Integral x^2 * sqrt(x^3 + 5) dx, using u = x^3 + 5

[asnxbbyx113]

Evaluate the integral by using u=x^3+5.

Integral x^2*sqrt(x^3+5) dx

I did it, and my answer is 2/3(x^3+5)^(3/2)+C, but the answer is wrong. I found du=x^2 dx. Then I got integral sqrt(u) du, and I plugged u in.

 

[soroban]

Hello, asnxbbyx113!

Evaluate the integral by using \(\displaystyle u\:=\:x^3\,+\,5.\)

. . \(\displaystyle \L\int\)\(\displaystyle x^2\sqrt{x^3\,+\,5}\,dx\)

I did it, and my answer is: \(\displaystyle \,\frac{2}{3}(x^3\,+\,5)^{\frac{3}{2}}\,+\,CC\), but the answer is wrong.

I found: \(\displaystyle \,du\:=\:x^2\,dx\;\;\) . . . There's your error!

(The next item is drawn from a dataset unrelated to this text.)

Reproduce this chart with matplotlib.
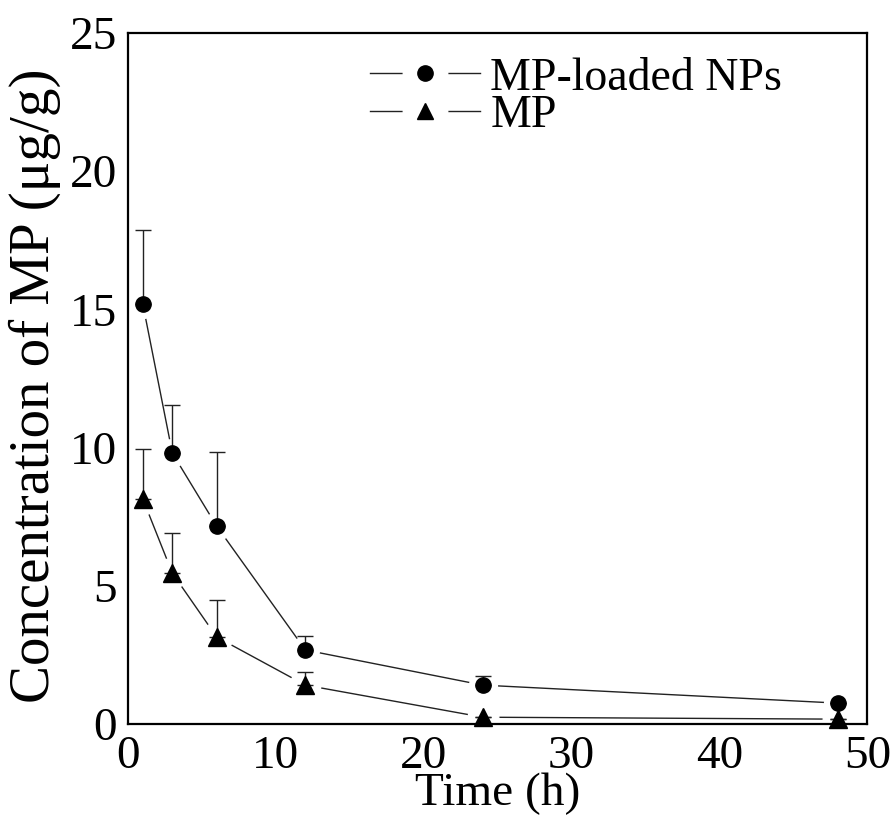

If \(\displaystyle u \:=\:x^3\,+\,5\), then \(\displaystyle du \:=\:\)3\(\displaystyle x^2\,dx\)

 

[asnxbbyx113]

so would my answer be 2(x^3+5)^(3/2)+C?

 

[tkhunny]

You are going to have to tell us what your answer is. How did you get that? Was your process sound? Did you make any errors?

 

[morson]

so would my answer be 2(x^3+5)^(3/2)+C?

Check by differentiating your answer!